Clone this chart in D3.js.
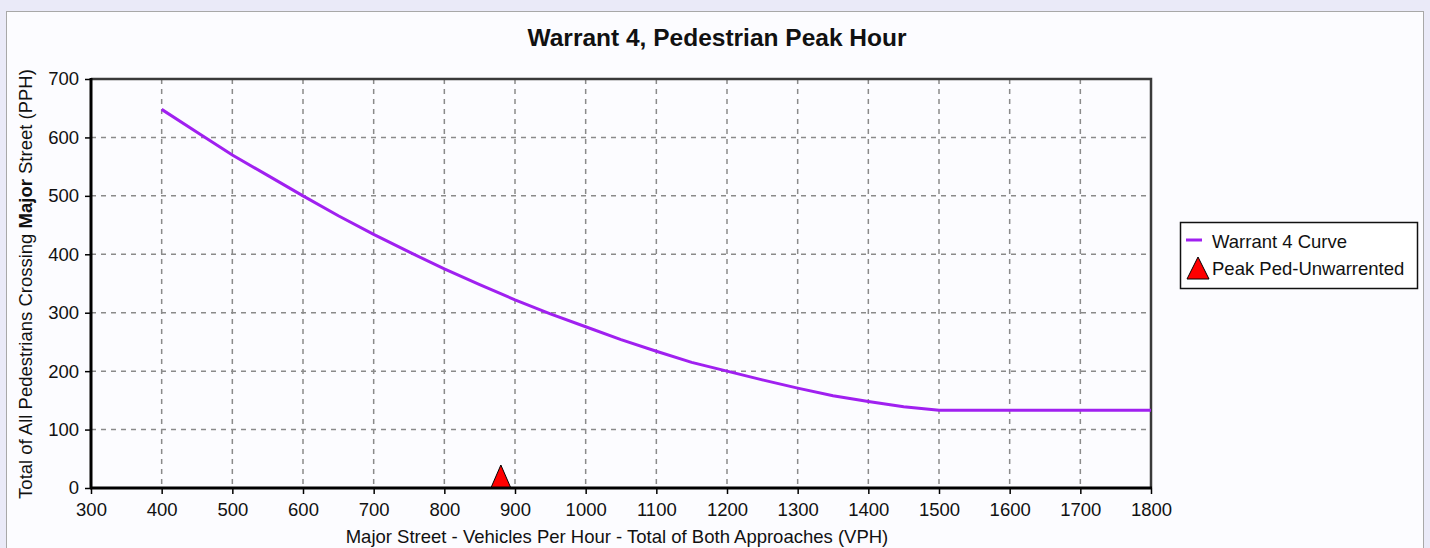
<!DOCTYPE html>
<html>
<head>
<meta charset="utf-8">
<script src="https://cdn.jsdelivr.net/npm/d3@7"></script>
<style>
  body { margin: 0; background: #eaeaf8; }
  svg { display: block; font-family: "Liberation Sans", Arial, sans-serif; }
</style>
</head>
<body>
<svg width="1430" height="548"></svg>
<script>
const title = 'Warrant 4, Pedestrian Peak Hour';
const xLabel = 'Major Street - Vehicles Per Hour - Total of Both Approaches (VPH)';
const curveName = 'Warrant 4 Curve';
const peakName = 'Peak Ped-Unwarrented';

const vph = [400, 450, 500, 550, 600, 650, 700, 750, 800, 850, 900, 950, 1000,
  1050, 1100, 1150, 1200, 1250, 1300, 1350, 1400, 1450, 1500, 1800];
const pph = [648, 609, 570, 535, 500, 466, 434, 404, 375, 348, 322, 298, 276,
  254, 234, 215, 200, 185, 171, 158, 148, 139, 133, 133];

const peakVph = [880];
const peakPph = [0];

const xTicks = d3.range(300, 1801, 100);
const yTicks = d3.range(0, 701, 100);

const fontSize = 18.5;
const svg = d3.select('svg');

// panel
svg.append('rect')
  .attr('x', 6.5).attr('y', 11.5)
  .attr('width', 1417).attr('height', 560)
  .attr('fill', '#fcfcff')
  .attr('stroke', '#a8a8a8');

const pLeft = 91, pRight = 1151, pTop = 79, pBottom = 488;

const xScale = d3.scaleLinear().domain([300, 1800]).range([pLeft, pRight]);
const yScale = d3.scaleLinear().domain([0, 700]).range([pBottom, pTop]);

// grid
const grid = svg.append('g')
  .attr('stroke', '#8a8a8a')
  .attr('stroke-width', 1.5)
  .attr('stroke-dasharray', '5,5');
grid.selectAll('.gx').data(xTicks.slice(1, -1))
  .enter().append('line')
    .attr('x1', d => xScale(d)).attr('x2', d => xScale(d))
    .attr('y1', pTop).attr('y2', pBottom);
grid.selectAll('.gy').data(yTicks.slice(1, -1))
  .enter().append('line')
    .attr('x1', pLeft).attr('x2', pRight)
    .attr('y1', d => yScale(d)).attr('y2', d => yScale(d));

// top / right border
svg.append('path')
  .attr('d', `M${pLeft},${pTop}H${pRight}V${pBottom}`)
  .attr('fill', 'none')
  .attr('stroke', '#3a3a3a')
  .attr('stroke-width', 2.5);

// curve
const line = d3.line()
  .x((d, i) => xScale(vph[i]))
  .y(d => yScale(d));

svg.append('path')
  .datum(pph)
  .attr('d', line)
  .attr('fill', 'none')
  .attr('stroke', '#a020f0')
  .attr('stroke-width', 3);

// peak marker
const tri = (cx, by, w, h) => `M${cx - w / 2},${by}L${cx},${by - h}L${cx + w / 2},${by}Z`;
svg.selectAll('.peak').data(peakVph)
  .enter().append('path')
    .attr('class', 'peak')
    .attr('d', (d, i) => tri(xScale(d), yScale(peakPph[i]), 20, 23))
    .attr('fill', '#ff0000')
    .attr('stroke', '#000')
    .attr('stroke-width', 1);

// axes
const xAxis = d3.axisBottom(xScale)
  .tickValues(xTicks)
  .tickFormat(d3.format('d'))
  .tickSize(6)
  .tickPadding(9);
const yAxis = d3.axisLeft(yScale)
  .tickValues(yTicks)
  .tickFormat(d3.format('d'))
  .tickSize(6)
  .tickPadding(6);

const xAxisG = svg.append('g')
  .attr('transform', `translate(0,${pBottom})`)
  .call(xAxis);
const yAxisG = svg.append('g')
  .attr('transform', `translate(${pLeft},0)`)
  .call(yAxis);

[xAxisG, yAxisG].forEach(g => {
  g.attr('font-size', fontSize).attr('font-family', null);
  g.select('.domain').remove();
  g.selectAll('.tick line').attr('stroke', '#000').attr('stroke-width', 1.5);
  g.selectAll('.tick text').attr('fill', '#111');
});

svg.append('line')
  .attr('x1', pLeft - 1).attr('x2', pRight + 1)
  .attr('y1', pBottom).attr('y2', pBottom)
  .attr('stroke', '#000').attr('stroke-width', 3);
svg.append('line')
  .attr('x1', pLeft).attr('x2', pLeft)
  .attr('y1', pTop - 1).attr('y2', pBottom + 1)
  .attr('stroke', '#000').attr('stroke-width', 3);

// title
svg.append('text')
  .attr('x', 717).attr('y', 46)
  .attr('text-anchor', 'middle')
  .attr('font-size', 24.5)
  .attr('font-weight', 'bold')
  .attr('fill', '#111')
  .text(title);

// axis labels
svg.append('text')
  .attr('x', 617).attr('y', 543)
  .attr('text-anchor', 'middle')
  .attr('font-size', fontSize)
  .attr('fill', '#111')
  .text(xLabel);

const yl = svg.append('text')
  .attr('transform', 'translate(32,284) rotate(-90)')
  .attr('text-anchor', 'middle')
  .attr('font-size', fontSize)
  .attr('fill', '#111');
yl.append('tspan').text('Total of All Pedestrians Crossing ');
yl.append('tspan').attr('font-weight', 'bold').text('Major');
yl.append('tspan').text(' Street (PPH)');

// legend
const lg = svg.append('g').attr('transform', 'translate(1180,222)');
lg.append('rect')
  .attr('x', 0.5).attr('y', 0.5)
  .attr('width', 237).attr('height', 66)
  .attr('fill', '#fff')
  .attr('stroke', '#111')
  .attr('stroke-width', 1.5);
lg.append('line')
  .attr('x1', 6).attr('x2', 22)
  .attr('y1', 18).attr('y2', 18)
  .attr('stroke', '#a020f0').attr('stroke-width', 3);
lg.append('text')
  .attr('x', 32).attr('y', 26)
  .attr('font-size', fontSize).attr('fill', '#111')
  .text(curveName);
lg.append('path')
  .attr('d', tri(18, 57, 22, 22))
  .attr('fill', '#ff0000')
  .attr('stroke', '#000');
lg.append('text')
  .attr('x', 32).attr('y', 53)
  .attr('font-size', fontSize).attr('fill', '#111')
  .text(peakName);
</script>
</body>
</html>
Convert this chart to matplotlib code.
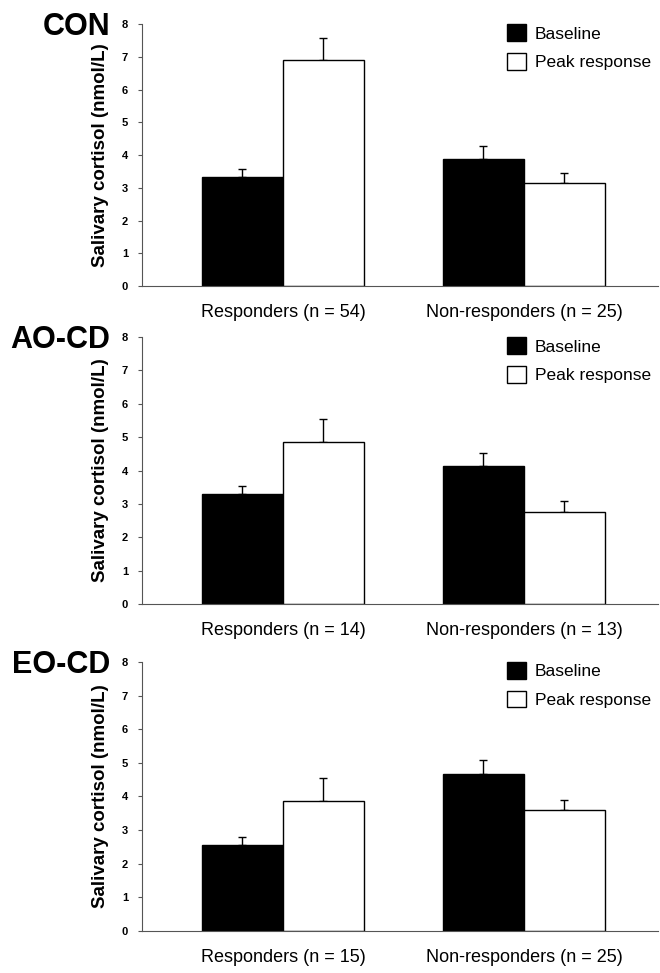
import matplotlib
matplotlib.use("Agg")
import matplotlib.pyplot as plt
import numpy as np

panels = ["CON", "AO-CD", "EO-CD"]
groups = [["Responders (n = 54)", "Non-responders (n = 25)"],
          ["Responders (n = 14)", "Non-responders (n = 13)"],
          ["Responders (n = 15)", "Non-responders (n = 25)"]]
baseline = [[3.34, 3.88], [3.30, 4.13], [2.57, 4.68]]
baseline_err = [[0.22, 0.40], [0.25, 0.40], [0.24, 0.40]]
peak = [[6.90, 3.16], [4.87, 2.76], [3.88, 3.60]]
peak_err = [[0.66, 0.30], [0.68, 0.32], [0.66, 0.31]]
yticks = [0, 1, 2, 3, 4, 5, 6, 7, 8]
series_names = ["Baseline", "Peak response"]

NARROW = ["Liberation Sans Narrow", "Liberation Sans", "DejaVu Sans"]
BOLD = ["Liberation Sans", "DejaVu Sans"]

fig = plt.figure(figsize=(6.6, 9.73), dpi=100)
rects = [(0.215, 0.706, 0.782, 0.2693),
         (0.215, 0.3792, 0.782, 0.2744),
         (0.215, 0.0432, 0.782, 0.2764)]

w = 0.336
for i, name in enumerate(panels):
    ax = fig.add_axes(rects[i])
    x = np.arange(len(groups[i]))
    ax.bar(x - w / 2, baseline[i], width=w, color="black", edgecolor="black",
           linewidth=1.0, label=series_names[0], zorder=2)
    ax.bar(x + w / 2, peak[i], width=w, color="white", edgecolor="black",
           linewidth=1.0, label=series_names[1], zorder=2)
    ax.errorbar(x - w / 2, baseline[i],
                yerr=[np.zeros(len(x)), baseline_err[i]], fmt="none",
                ecolor="black", elinewidth=1.0, capsize=3, capthick=1.0, zorder=1)
    ax.errorbar(x + w / 2, peak[i],
                yerr=[np.zeros(len(x)), peak_err[i]], fmt="none",
                ecolor="black", elinewidth=1.0, capsize=3, capthick=1.0, zorder=1)
    ax.set_ylim(0, 8)
    ax.set_xlim(-0.585, 1.556)
    ax.set_yticks(yticks)
    ax.set_yticklabels([str(t) for t in yticks], fontsize=8, fontweight="bold",
                       family=BOLD)
    ax.set_xticks(x)
    ax.set_xticklabels(groups[i], fontsize=13, family=NARROW)
    ax.tick_params(axis="x", length=0, pad=13)
    ax.tick_params(axis="y", length=3, width=0.8, pad=7, color="#555555")
    for s in ["top", "right"]:
        ax.spines[s].set_visible(False)
    ax.spines["left"].set_color("#555555")
    ax.spines["bottom"].set_color("#555555")
    ax.spines["left"].set_linewidth(0.8)
    ax.spines["bottom"].set_linewidth(0.8)
    ax.set_ylabel("Salivary cortisol (nmol/L)", fontsize=13.5, fontweight="bold",
                  family=BOLD, labelpad=9)
    ax.legend(loc="upper right", frameon=False,
              prop={"family": NARROW, "size": 12.5},
              handlelength=1.1, handleheight=1.1, handletextpad=0.5,
              labelspacing=0.65, borderaxespad=0.0, bbox_to_anchor=(1.0, 1.025))
    ax.text(-0.062, 0.99, name, transform=ax.transAxes, ha="right", va="center",
            fontsize=22, fontweight="bold", family=BOLD)

fig.savefig("out.png", dpi=100)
● ● ●
TASK REQUIREMENTS:
Without the pictures, write out the lines from the beginning of the entries through the line with "const svg = d3.select('svg');".

SOLUTION BELOW:
Clone this chart in D3.js.
<!DOCTYPE html>
<html>
<head>
<meta charset="utf-8">
<script src="https://cdn.jsdelivr.net/npm/d3@7"></script>
<style>
  body { margin: 0; background: #eaeaf8; }
  svg { display: block; font-family: "Liberation Sans", Arial, sans-serif; }
</style>
</head>
<body>
<svg width="1430" height="548"></svg>
<script>
const title = 'Warrant 4, Pedestrian Peak Hour';
const xLabel = 'Major Street - Vehicles Per Hour - Total of Both Approaches (VPH)';
const curveName = 'Warrant 4 Curve';
const peakName = 'Peak Ped-Unwarrented';

const vph = [400, 450, 500, 550, 600, 650, 700, 750, 800, 850, 900, 950, 1000,
  1050, 1100, 1150, 1200, 1250, 1300, 1350, 1400, 1450, 1500, 1800];
const pph = [648, 609, 570, 535, 500, 466, 434, 404, 375, 348, 322, 298, 276,
  254, 234, 215, 200, 185, 171, 158, 148, 139, 133, 133];

const peakVph = [880];
const peakPph = [0];

const xTicks = d3.range(300, 1801, 100);
const yTicks = d3.range(0, 701, 100);

const fontSize = 18.5;
const svg = d3.select('svg');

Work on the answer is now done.